52. In their Lordships' opinion, the allegations in the plaint show that the 1915 suit was based upon the assumption that the properties were debottar properties, and that the suit was brought for the purpose of having a scheme framed by the Court for the preservation and management of the properties and for the performance of the daily and periodical shebas.
53. The suit, it was alleged, had become necessary by reason of the disputes as to the management of the properties between the plaintiffs and some of the defendants, all of whom were alleged to be shebaits of the god, and it was apparently not thought necessary to make the two gods, the plaintiffs in the present suit, parties to the 1915 suit.
54. In their Lordships' opinion the description of the plaintiffs and the defendants in the 1915 suit as shebaits of the Thakur, and the nature of the suit, as disclosed by the allegations in the plaint, are not sufficient to constitute the 1915 suit a suit by or on behalf of the gods, who are the plaintiffs in the present suit, viz., No. 155 of 1919.
55. The result, therefore, in their Lordships' opinion, is that the suit of 1915 was not between the same parties as the parties in the suit now before the Board; the case, therefore, does not fall within Section 11 of the Code of Civil Procedure, 1908, or within the statement of the general law made in Krishna Behari Roy v. Brojeswari Choudranee .
56. For the above-mentioned reason, their Lordships are of opinion that the conclusion, at which the learned Judges of the High Court arrived on the issue of res judicata, was correct
57. They desire to guard themselves by saying that they must not be taken as adopting the grounds upon which the decision of the High Court was based. They express no opinion on any ground other than that which has been hereinbefore dealt with.

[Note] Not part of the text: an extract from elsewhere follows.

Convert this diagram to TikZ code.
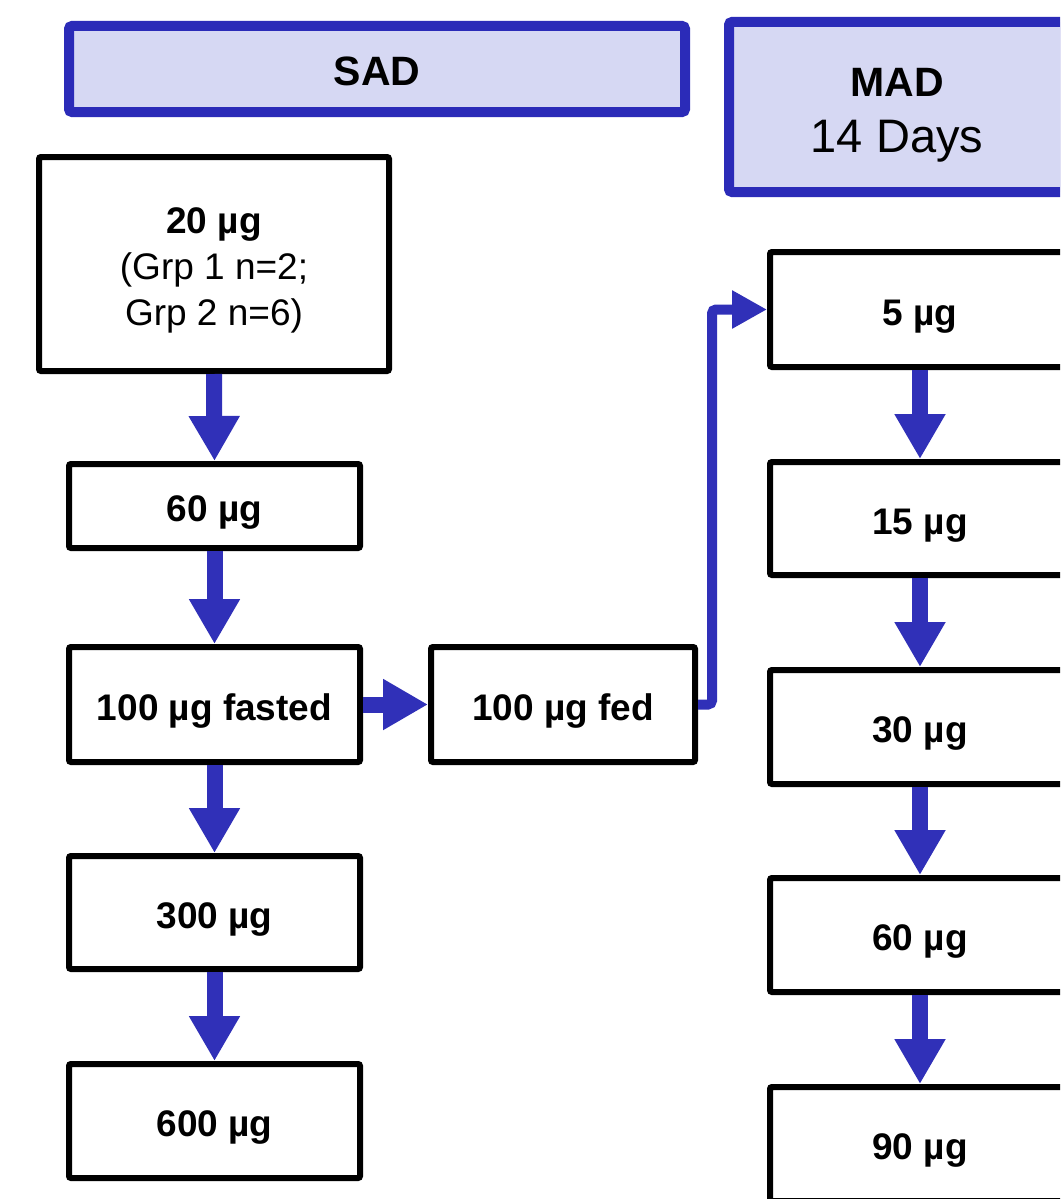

58. Secondly, it was argued on behalf of the appellant that the decision of the learned Judges of the High Court as to the character of the properties in suit was wrong.
59. Their Lordships had the advantage of a very careful and elaborate examination of the documents and evidence presented to them by the learned counsel who appeared on behalf of the appellants.
60. They have the further advantage of a judgment of the High Court, which is conspicuous for the care with which it was obviously prepared. All the material points, which were urged by the learned counsel for the appellant, were referred to and considered by the learned Judges of the High Court, and no fault could be found with the accurate statement of the facts and evidence in relation to such matters.
61. In their Lordships' opinion, there is only one question on this part of the case, VIZ., whether the learned Judges were justified in drawing the inference from the evidence, to which they referred, that the properties described in the schedule, with the exception of two items, were debottar properties.
62. Their Lordships, having come to a clear conclusion during the course of the argument, did not think it necessary to call upon the learned counsel for the respondents for an answer on this part of the case.
63. In their Lordships opinion, there was ample evidence in the case to justify the inference which the learned Judges drew as to the character of the properties.
64. Their Lordships, therefore, are of opinion that the appeal of Radha Binode Mandal against the decree of the High Court in the suit No. 155 of 1919 fails. It follows as a necessary consequence of the findings of the High Court being upheld, that the appeal of Radha Binode Mandal against the decree of the High Court in suit No. 214 of 1919 also must fail.
65. Their Lordships, therefore, are of opinion that both the appeals should be dismissed with coats, and they will humbly advise His Majesty accordingly.